HFAs have cut waste in the underlying Hud Section 8 housing assistance program, ensured that properties remain in strong physical and financial condition, reduced the number and amount of improper subsidy requests, and promoted increased compliance with HUD policies and procedures.
HFAs Generate Economic Benefits for Their States
HFA bond programs attract new capital investment into their states. They also enable the agencies to use their balance sheets in innovative ways to generate new funding for housing investments that otherwise would not be made.
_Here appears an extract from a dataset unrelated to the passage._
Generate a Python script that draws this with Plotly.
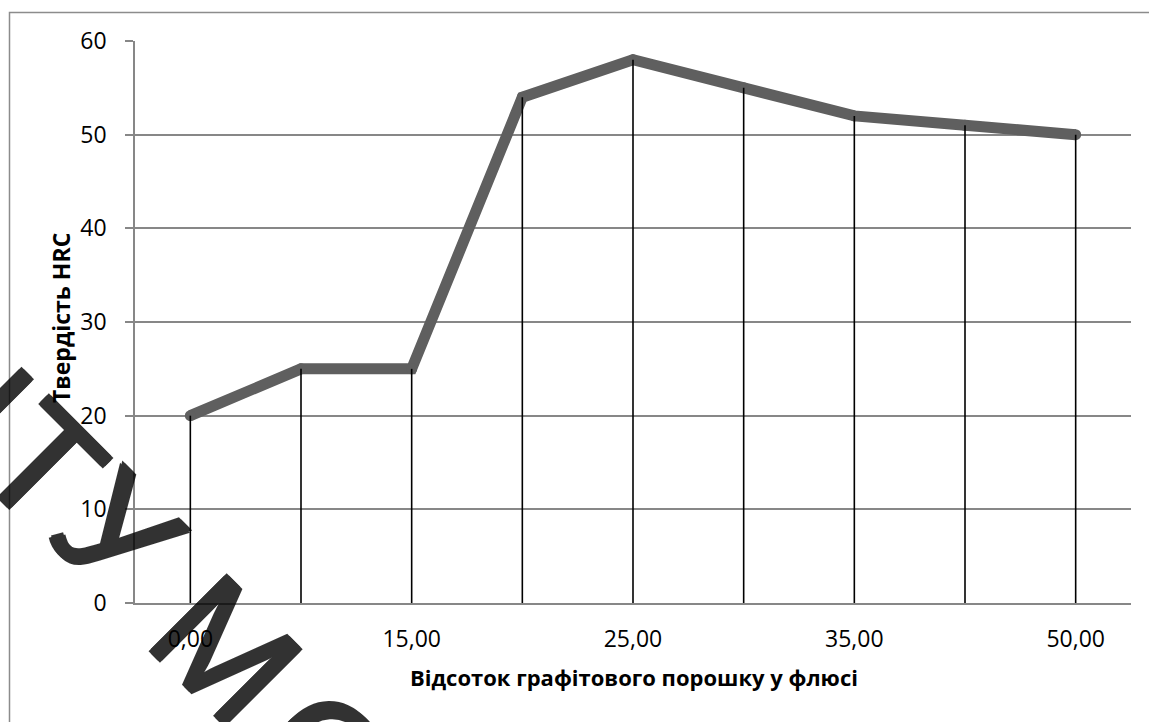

And HFAs often reinvest their earnings in new products and services to meet their states’ housing needs.
HFA financing and programs are also major drivers of economic activity in their states — generating jobs, wages, and local revenue.
one example is the agencies’ financing of new construction of affordable homes through their bond programs and development of rental apartments through the Housing Credit.
These activities in 2016 generated more than 100,000 jobs, nearly $10 billion in wages, and $1.6 billion in local revenues on a one-time and annually recurring basis combined.
1 “The 2014 Strategic Plan for the Conservatorships of Fannie Mae and Freddie Mac,” May 13, 2014, FHFA.
2 “Low Income Homeownership and the Role of State Subsidies: A Comparative Analysis of Mortgage Outcomes,” Moulton, Record, and Hembre, 2018, Fannie Mae.
State HFAs are resilient providers of capital for affordable homeownership and rental housing for their states. They are reliable partners to the other key players in the American affordable housing system. And they are ready participants in the business discussions, policy-making efforts, and advocacy campaigns that will shape the housing market of the future.